Woo-hoo, I just read this on Robert Peston’s blog at the BBC…
"Today is the beginning of "auction season", when the International Swaps and Derivatives Association starts a series of auctions to settle who pays what to whom on a plethora of credit derivative contracts relating to businesses that have gone into default.
It’s settlement time on those humungous insurance policies for corporate debt, called credit default swaps, which I’ve mentioned to you as being another potentially lethal flaw in the financial economy.
In the coming three weeks, payouts of hundreds of billions of dollars may be made – or at least demanded – to cover losses arising from the defaults on the debt of Fannie Mae, Freddie Mac, Lehman and Washington Mutual.
Sandy Chen, the analyst at Panmure who’s been a smart predictor of credit-crunch accidents, estimates that payments on Lehman’s battered bonds could be as much as $350bn.
Now the problem here is that for every beneficiary of these payments, there’s an underwriter – those who provided the CDS insurance – which has to find the cash. And, as I’ve pointed out, this was a largely unregulated market, so the great fear in markets is that some underwriters have insufficient capital and will simply collapse when the claims are made.

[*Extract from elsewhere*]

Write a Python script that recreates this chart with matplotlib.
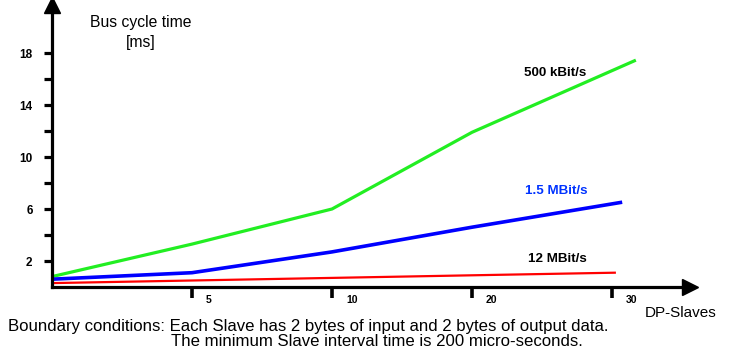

That in turn would hurt financial institutions expecting to be paid out on their CDS contracts and damage others with separate exposure to the collapsed businesses. The shock to the system could be very severe.
To compound the current anxiety about all this, the CDS market is so opaque that it’s impossible to know right now who is holding the radioactive baby.
This gigantic CDS mess has contributed to the seizing up of money markets in recent weeks, the tendency of all banks and financial institutions to hoard cash – because no-one knows who or what may be vulnerable during the CDS auction season.
That, as if you needed telling, is just one more reason why the US $700bn bank bail-out is no panacea, even if we should be relieved that it has passed its first Congressional hurdle.
The financial weather ahead remains stormy and unpredictable."
Crikey! So when these CDS contracts start being unwound we could see some massive banking failures in the coming weeks that even the US $700bn bail-out plan might not be able to stem.
Time to don your hard hats – "Don’t panic Mr. Mainwearing!"
I’m very nervous about holding substantial equity investments right now, which is why I’ve converted most of my pension into cash and gilts. We’ll see what happens, maybe it’s a storm in a tea-cup, maybe not, but I’d rather be safe than sorry.